Skip all pictures, then copy the lines from the start of the data through the line with "var yTicks = [0, 2, 4, 6, 8, 10, 12, 14];", keeping both ends.

BEGIN

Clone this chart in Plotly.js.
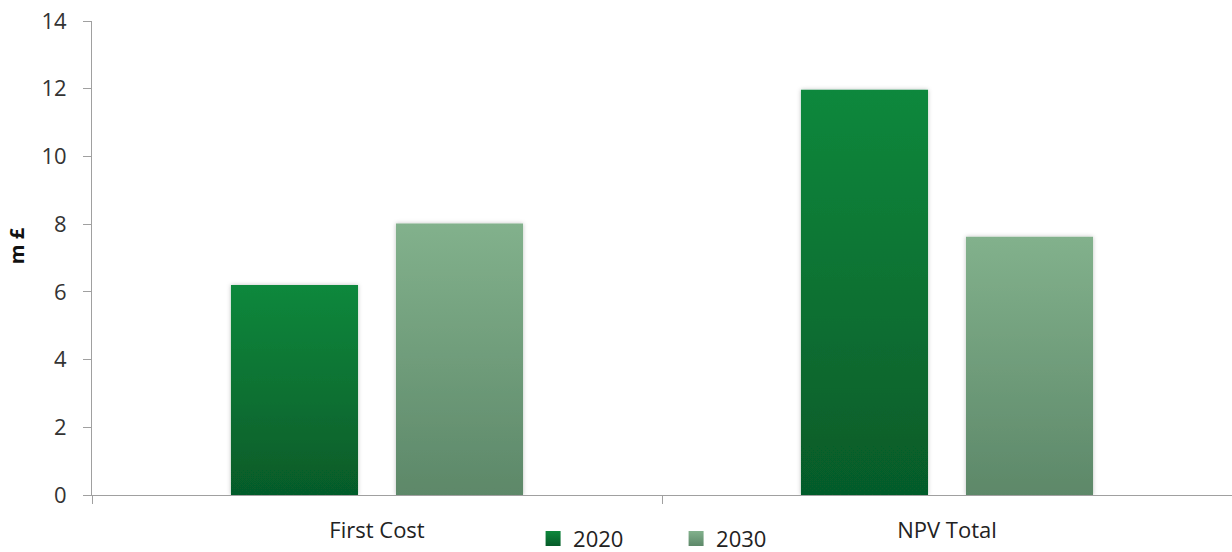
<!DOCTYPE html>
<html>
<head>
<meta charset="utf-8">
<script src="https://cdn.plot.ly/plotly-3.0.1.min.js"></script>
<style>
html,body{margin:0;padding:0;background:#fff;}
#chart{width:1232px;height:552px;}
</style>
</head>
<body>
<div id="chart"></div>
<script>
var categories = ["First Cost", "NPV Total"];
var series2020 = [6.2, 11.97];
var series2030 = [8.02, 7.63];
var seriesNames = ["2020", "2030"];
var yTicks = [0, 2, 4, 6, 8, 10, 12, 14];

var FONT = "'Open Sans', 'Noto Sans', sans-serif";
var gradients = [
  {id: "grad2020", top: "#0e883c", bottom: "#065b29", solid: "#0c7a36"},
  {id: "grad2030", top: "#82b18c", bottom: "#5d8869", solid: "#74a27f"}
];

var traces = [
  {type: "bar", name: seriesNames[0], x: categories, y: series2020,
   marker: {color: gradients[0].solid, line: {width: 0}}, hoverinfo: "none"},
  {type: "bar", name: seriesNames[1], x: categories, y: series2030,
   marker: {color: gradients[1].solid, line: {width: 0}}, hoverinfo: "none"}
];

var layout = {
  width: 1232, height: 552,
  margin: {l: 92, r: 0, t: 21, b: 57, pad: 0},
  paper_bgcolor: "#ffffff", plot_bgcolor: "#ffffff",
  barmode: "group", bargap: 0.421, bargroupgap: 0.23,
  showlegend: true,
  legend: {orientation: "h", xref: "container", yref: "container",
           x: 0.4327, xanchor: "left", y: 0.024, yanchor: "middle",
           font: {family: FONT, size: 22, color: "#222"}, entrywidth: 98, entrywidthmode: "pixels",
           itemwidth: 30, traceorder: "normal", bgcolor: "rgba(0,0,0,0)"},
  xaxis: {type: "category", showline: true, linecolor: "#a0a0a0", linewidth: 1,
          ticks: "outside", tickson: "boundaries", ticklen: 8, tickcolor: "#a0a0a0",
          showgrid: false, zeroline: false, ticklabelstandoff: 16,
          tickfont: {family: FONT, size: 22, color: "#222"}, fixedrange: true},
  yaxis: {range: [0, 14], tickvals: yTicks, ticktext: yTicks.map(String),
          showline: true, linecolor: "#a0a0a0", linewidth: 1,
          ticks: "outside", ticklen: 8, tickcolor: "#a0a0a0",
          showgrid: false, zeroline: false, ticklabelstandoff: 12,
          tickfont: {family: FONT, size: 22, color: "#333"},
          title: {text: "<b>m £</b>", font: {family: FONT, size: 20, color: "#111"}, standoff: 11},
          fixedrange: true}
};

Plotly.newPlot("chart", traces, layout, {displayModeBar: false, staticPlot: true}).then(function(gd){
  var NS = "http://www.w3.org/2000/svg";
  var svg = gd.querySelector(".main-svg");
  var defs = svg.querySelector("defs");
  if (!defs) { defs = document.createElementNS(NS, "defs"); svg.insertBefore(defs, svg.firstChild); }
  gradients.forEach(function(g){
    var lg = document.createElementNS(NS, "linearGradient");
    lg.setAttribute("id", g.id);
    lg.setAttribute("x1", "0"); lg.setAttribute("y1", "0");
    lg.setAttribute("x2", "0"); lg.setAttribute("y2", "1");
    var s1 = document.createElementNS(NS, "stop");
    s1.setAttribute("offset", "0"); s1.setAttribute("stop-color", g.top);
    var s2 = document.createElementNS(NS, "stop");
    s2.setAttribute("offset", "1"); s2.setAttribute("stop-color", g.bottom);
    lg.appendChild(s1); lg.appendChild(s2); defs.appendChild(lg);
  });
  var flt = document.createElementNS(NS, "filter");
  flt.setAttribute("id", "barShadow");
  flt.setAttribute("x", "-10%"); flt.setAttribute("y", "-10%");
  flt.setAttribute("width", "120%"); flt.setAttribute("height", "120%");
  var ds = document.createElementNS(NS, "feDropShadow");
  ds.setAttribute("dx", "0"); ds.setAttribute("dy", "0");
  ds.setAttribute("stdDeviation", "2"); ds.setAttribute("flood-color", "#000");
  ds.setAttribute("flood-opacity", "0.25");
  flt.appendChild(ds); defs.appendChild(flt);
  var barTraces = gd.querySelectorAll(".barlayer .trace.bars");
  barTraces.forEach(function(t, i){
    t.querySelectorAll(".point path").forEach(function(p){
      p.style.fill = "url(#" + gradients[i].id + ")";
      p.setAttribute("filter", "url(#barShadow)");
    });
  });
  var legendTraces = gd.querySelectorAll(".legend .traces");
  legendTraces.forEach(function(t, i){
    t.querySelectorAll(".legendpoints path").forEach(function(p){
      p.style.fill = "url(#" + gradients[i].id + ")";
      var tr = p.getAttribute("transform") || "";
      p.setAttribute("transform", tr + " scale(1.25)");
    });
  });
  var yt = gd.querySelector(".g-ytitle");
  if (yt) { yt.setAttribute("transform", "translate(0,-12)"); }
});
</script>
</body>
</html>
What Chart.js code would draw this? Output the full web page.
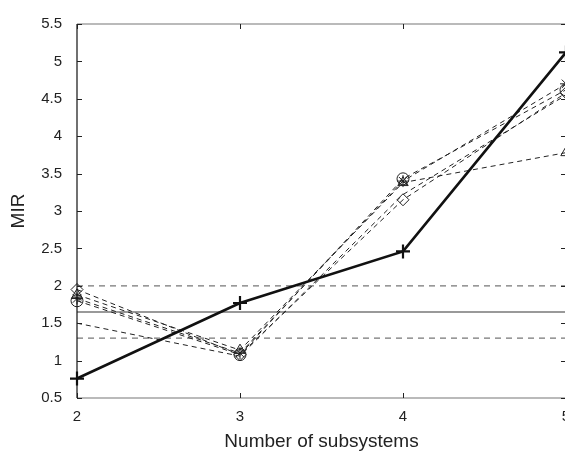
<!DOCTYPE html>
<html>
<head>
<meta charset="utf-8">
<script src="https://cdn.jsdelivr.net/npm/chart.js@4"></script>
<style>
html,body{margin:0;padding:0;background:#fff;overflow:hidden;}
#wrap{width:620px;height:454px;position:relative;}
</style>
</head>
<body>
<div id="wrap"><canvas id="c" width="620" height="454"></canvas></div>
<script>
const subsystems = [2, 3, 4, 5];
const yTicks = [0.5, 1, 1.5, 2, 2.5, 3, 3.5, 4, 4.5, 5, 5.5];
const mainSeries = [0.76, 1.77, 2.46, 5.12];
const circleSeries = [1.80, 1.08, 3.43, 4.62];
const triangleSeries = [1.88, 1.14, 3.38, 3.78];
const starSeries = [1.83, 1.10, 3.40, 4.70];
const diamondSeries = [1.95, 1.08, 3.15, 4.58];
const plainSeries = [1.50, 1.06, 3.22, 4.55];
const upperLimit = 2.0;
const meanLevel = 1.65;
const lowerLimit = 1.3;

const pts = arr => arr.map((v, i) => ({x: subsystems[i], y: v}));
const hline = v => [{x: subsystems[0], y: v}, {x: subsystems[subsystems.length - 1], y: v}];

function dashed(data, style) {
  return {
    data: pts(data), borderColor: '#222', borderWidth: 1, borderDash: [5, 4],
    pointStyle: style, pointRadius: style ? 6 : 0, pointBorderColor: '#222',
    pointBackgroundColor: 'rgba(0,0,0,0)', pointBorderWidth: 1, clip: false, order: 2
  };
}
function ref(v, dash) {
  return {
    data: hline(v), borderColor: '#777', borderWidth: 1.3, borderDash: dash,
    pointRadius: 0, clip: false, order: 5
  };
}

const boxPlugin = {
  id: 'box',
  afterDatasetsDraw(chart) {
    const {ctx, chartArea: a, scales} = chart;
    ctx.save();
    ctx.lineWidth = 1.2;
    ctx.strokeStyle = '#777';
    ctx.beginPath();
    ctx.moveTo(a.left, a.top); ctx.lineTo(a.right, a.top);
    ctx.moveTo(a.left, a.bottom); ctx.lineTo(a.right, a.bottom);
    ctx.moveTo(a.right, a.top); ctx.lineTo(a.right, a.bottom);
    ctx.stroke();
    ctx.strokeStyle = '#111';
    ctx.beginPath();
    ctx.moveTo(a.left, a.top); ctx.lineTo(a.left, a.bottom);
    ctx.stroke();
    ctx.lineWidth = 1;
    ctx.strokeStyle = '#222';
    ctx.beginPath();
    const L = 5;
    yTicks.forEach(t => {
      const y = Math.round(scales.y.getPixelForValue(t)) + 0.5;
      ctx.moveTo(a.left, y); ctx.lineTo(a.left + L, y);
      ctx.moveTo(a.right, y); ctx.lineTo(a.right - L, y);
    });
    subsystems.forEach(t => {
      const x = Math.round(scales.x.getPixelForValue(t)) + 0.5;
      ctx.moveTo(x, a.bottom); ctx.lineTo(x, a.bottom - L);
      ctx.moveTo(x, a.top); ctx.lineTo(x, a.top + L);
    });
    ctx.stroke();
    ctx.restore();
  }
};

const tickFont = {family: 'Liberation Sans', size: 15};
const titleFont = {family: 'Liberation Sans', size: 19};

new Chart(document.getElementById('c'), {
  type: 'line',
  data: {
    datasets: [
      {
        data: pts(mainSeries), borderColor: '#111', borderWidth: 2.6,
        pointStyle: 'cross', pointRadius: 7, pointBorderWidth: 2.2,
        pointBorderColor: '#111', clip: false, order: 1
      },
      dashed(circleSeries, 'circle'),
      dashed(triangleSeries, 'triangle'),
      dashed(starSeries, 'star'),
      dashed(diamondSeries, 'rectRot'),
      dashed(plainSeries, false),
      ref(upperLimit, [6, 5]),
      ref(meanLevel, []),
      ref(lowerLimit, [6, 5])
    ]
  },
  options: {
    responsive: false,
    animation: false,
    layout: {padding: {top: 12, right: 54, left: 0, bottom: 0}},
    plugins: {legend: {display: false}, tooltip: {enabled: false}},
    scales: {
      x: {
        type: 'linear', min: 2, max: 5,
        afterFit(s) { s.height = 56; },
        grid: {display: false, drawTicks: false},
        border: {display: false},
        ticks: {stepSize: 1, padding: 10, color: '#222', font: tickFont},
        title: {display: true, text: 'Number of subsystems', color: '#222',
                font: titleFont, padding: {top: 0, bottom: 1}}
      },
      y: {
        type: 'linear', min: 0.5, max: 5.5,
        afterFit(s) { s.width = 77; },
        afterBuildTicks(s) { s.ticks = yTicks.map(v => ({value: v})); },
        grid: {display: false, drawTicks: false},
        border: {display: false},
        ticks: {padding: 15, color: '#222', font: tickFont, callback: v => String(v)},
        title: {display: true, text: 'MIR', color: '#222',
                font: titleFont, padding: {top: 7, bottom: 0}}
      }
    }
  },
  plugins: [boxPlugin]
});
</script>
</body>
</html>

END

■ **Result of the exercise**:
Clone this chart in Plotly.js.
<!DOCTYPE html>
<html>
<head>
<meta charset="utf-8">
<script src="https://cdn.plot.ly/plotly-3.0.1.min.js"></script>
<style>
html,body{margin:0;padding:0;background:#fff;}
#chart{width:1232px;height:552px;}
</style>
</head>
<body>
<div id="chart"></div>
<script>
var categories = ["First Cost", "NPV Total"];
var series2020 = [6.2, 11.97];
var series2030 = [8.02, 7.63];
var seriesNames = ["2020", "2030"];
var yTicks = [0, 2, 4, 6, 8, 10, 12, 14];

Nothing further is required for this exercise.